The financial technology landscape has changed in the past decade. From simply using mobile phones to transfer money, almost every banking transaction can be done anytime and anywhere given the right tools and technology. With the rise of financial technology comes the rise of financial inclusion, and according to The World Bank report in 2018, 515 million adults have opened bank accounts in 2014. That number has increased a lot today, especially in the time of COVID-19 where banking remotely has become the preferred option to curb the spread of the virus. 

With the arrival of these innovations, the importance of digital literacy and financial literacy must be highlighted. We cannot assume that people simply know how to operate these technologies, especially people in low-income households living in rural areas. A lot of people are hesitant to use technology for financial transactions because of the lack of physicality of operating digitally. To assure their worries about using financial technology, promoting digital and financial literacy will assuage them. 
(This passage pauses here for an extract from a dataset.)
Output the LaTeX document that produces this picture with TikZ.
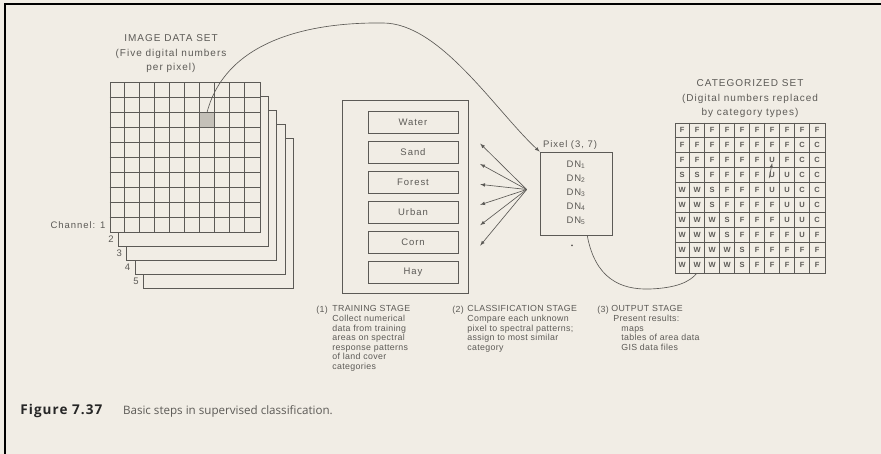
\documentclass[tikz,border=0pt]{standalone}
\usepackage{fontspec}
\setmainfont{Liberation Sans}
\newfontfamily\captionfont{Open Sans}
\usepackage{tikz}
\usetikzlibrary{positioning}
\usetikzlibrary{arrows}
\usetikzlibrary{calc}
\definecolor{paper}{RGB}{241,237,229}
\definecolor{ink}{RGB}{92,90,86}
\definecolor{pixshade}{RGB}{196,192,184}
\tikzset{my_figure/.style={x=1pt,y=-1pt,>=latex,color=ink,line width=0.65pt}}
\tikzset{my_layer/.style={draw,fill=paper,minimum size=150pt,inner sep=0pt}}
\tikzset{my_class/.style={draw,minimum width=90pt,minimum height=22pt,inner sep=0pt,font=\fontsize{9.5}{11}\selectfont\addfontfeature{LetterSpace=10}}}
\tikzset{my_label/.style={inner sep=0pt,font=\fontsize{9.5}{11}\selectfont\addfontfeature{LetterSpace=10}}}
\tikzset{my_heading/.style={align=center,inner sep=0pt,font=\fontsize{10}{14.5}\selectfont\addfontfeature{LetterSpace=10}}}
\tikzset{my_stage/.style={anchor=north west,align=left,inner sep=0pt,font=\fontsize{8.8}{9.6}\selectfont\addfontfeature{LetterSpace=4}}}
\tikzset{my_cell/.style={inner sep=0pt,font=\fontsize{7.5}{8}\selectfont\bfseries}}

\begin{document}
\begin{tikzpicture}[my_figure]
    \fill[paper] (0,0) rectangle (881,454);
    \useasboundingbox (0,0) rectangle (881,454);
    \draw[black, line width=1.5pt] (5,454) -- (5,4) -- (881,4);

    % image data set: channels 5..2 behind channel 1
    \foreach \k in {5,4,3,2}
    {
        \node[my_layer] (ch\k) at ({185+8.3*(\k-1)},{157.5+14*(\k-1)}) {};
        \node[my_label, anchor=east] (chnum\k) at ($(ch\k.south west)+(-4,-8)$) {\k};
    }
    \node[my_layer] (ch1) at (185,157.5) {};
    \node[my_label, anchor=east] (chnum1) at ($(ch1.south west)+(-4,-8)$) {Channel: 1};
    \node[fill=pixshade, minimum size=15pt, inner sep=0pt] (px) at ($(ch1.north west)+(97.5,37.5)$) {};
    \foreach \i in {1,...,9}
    {
        \draw[thin] ($(ch1.north west)+(15*\i,0)$) -- ($(ch1.south west)+(15*\i,0)$);
        \draw[thin] ($(ch1.north west)+(0,15*\i)$) -- ($(ch1.north east)+(0,15*\i)$);
    }
    \node[my_heading] (imgtitle) at (171,54) {IMAGE DATA SET\\(Five digital numbers\\per pixel)};

    % training areas
    \node[draw, minimum width=126pt, minimum height=193pt, inner sep=0pt] (train) at (405,196.5) {};
    \foreach \cls [count=\i] in {Water,Sand,Forest,Urban,Corn,Hay}
        \node[my_class] (class\i) at (413,{92+30*\i}) {\cls};

    % unknown pixel
    \node[draw, minimum width=72pt, minimum height=83pt, inner sep=0pt] (pix) at (576,193.5) {};
    \node[my_label, anchor=base west] (pixname) at ($(pix.north west)+(3,-4)$) {Pixel (3, 7)};
    \foreach \n in {1,...,5}
        \node[my_label] (dn\n) at ($(pix.north)+(0,{14*\n-1})$) {DN\textsubscript{\n}};
    \node[circle, fill, inner sep=0.7pt] (mark) at ($(pix.south)+(-4,10)$) {};

    \coordinate (fan) at ($(pix.west)+(-13,-4)$);
    \foreach \i in {1,...,6}
        \draw[->] (fan) -- ($(fan)!0.68!(class\i.east)$);

    \draw[->] (px.north) .. controls (225,45) and (300,22) .. (383,23)
        .. controls (440,23) and (495,110) .. (pix.north west);

    % categorized set
    \node[my_heading] (cattitle) at (750,99) {CATEGORIZED SET\\(Digital numbers replaced\\by category types)};
    \coordinate (cathook) at (697,273);
    \draw (pix.-75) .. controls (595,278) and (620,290) .. (650,289)
        .. controls (676,288) and (690,282) .. (cathook);
    \node[my_layer] (cat) at (750,198) {};
    \foreach \catrow [count=\r] in {
        {F,F,F,F,F,F,F,F,F,F},
        {F,F,F,F,F,F,F,F,C,C},
        {F,F,F,F,F,F,U,F,C,C},
        {S,S,F,F,F,F,U,U,C,C},
        {W,W,S,F,F,F,U,U,C,C},
        {W,W,S,F,F,F,F,U,U,C},
        {W,W,W,S,F,F,F,U,U,C},
        {W,W,W,S,F,F,F,F,U,F},
        {W,W,W,W,S,F,F,F,F,F},
        {W,W,W,W,S,F,F,F,F,F}}
        \foreach \letter [count=\c] in \catrow
            \node[my_cell] (cat-\r-\c) at ($(cat.north west)+({15*\c-7.5},{15*\r-7.5})$) {\letter};
    \foreach \i in {1,...,9}
    {
        \draw[thin] ($(cat.north west)+(15*\i,0)$) -- ($(cat.south west)+(15*\i,0)$);
        \draw[thin] ($(cat.north west)+(0,15*\i)$) -- ($(cat.north east)+(0,15*\i)$);
    }
    \coordinate (catstub) at ($(cat-3-7.south)+(-3,15)$);
    \draw[->] (catstub) -- (cat-3-7.south);

    % stages
    \node[my_stage] (num1) at (316,305.5) {(1)};
    \node[my_stage] (stage1) at (332,305.5) {TRAINING STAGE\\Collect numerical\\data from training\\areas on spectral\\response patterns\\of land cover\\categories};
    \node[my_stage] (num2) at (452,305.5) {(2)};
    \node[my_stage] (stage2) at (467,305.5) {CLASSIFICATION STAGE\\Compare each unknown\\pixel to spectral patterns;\\assign to most similar\\category};
    \node[my_stage] (num3) at (597,305.5) {(3)};
    \node[my_stage] (stage3) at (611,305.5) {OUTPUT STAGE\\\hspace*{2pt}Present results:\\\hspace*{10pt}maps\\\hspace*{10pt}tables of area data\\\hspace*{10pt}GIS data files};

    % caption
    \node[anchor=base west, inner sep=0pt, text=black!85, font=\captionfont\bfseries\fontsize{13.5}{15}\selectfont\addfontfeature{LetterSpace=8}] (fignum) at (20,414) {Figure 7.37};
    \node[base right=20pt of fignum, inner sep=0pt, font=\captionfont\fontsize{11.6}{13}\selectfont] (figtext) {Basic steps in supervised classification.};
\end{tikzpicture}
\end{document}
Digital literacy is the ability to use digital technology to find, evaluate, and create information in various digital platforms, while financial literacy is the ability to make informed financial choices regarding saving, investing, borrowing, etc. 

When combined, there is digital financial literacy. This is awareness of digital financial risks and knowledge of digital financial products and services. While one of the benefits of digital financial literacy is that it widens people’s options to conduct banking transactions, understanding how they work can also lower the chances for them to make costly mistakes or become a victim of fraud. 

Both digital and financial literacy are integral components in promoting financial inclusion, which in turn plays a significant role in reducing poverty and lowering income inequality all over the world as it empowers people to become productive concerning their money. Low-income households can grow their money by starting a small business or investing in their children’s education — both of which have long-term positive effects that can last until retirement.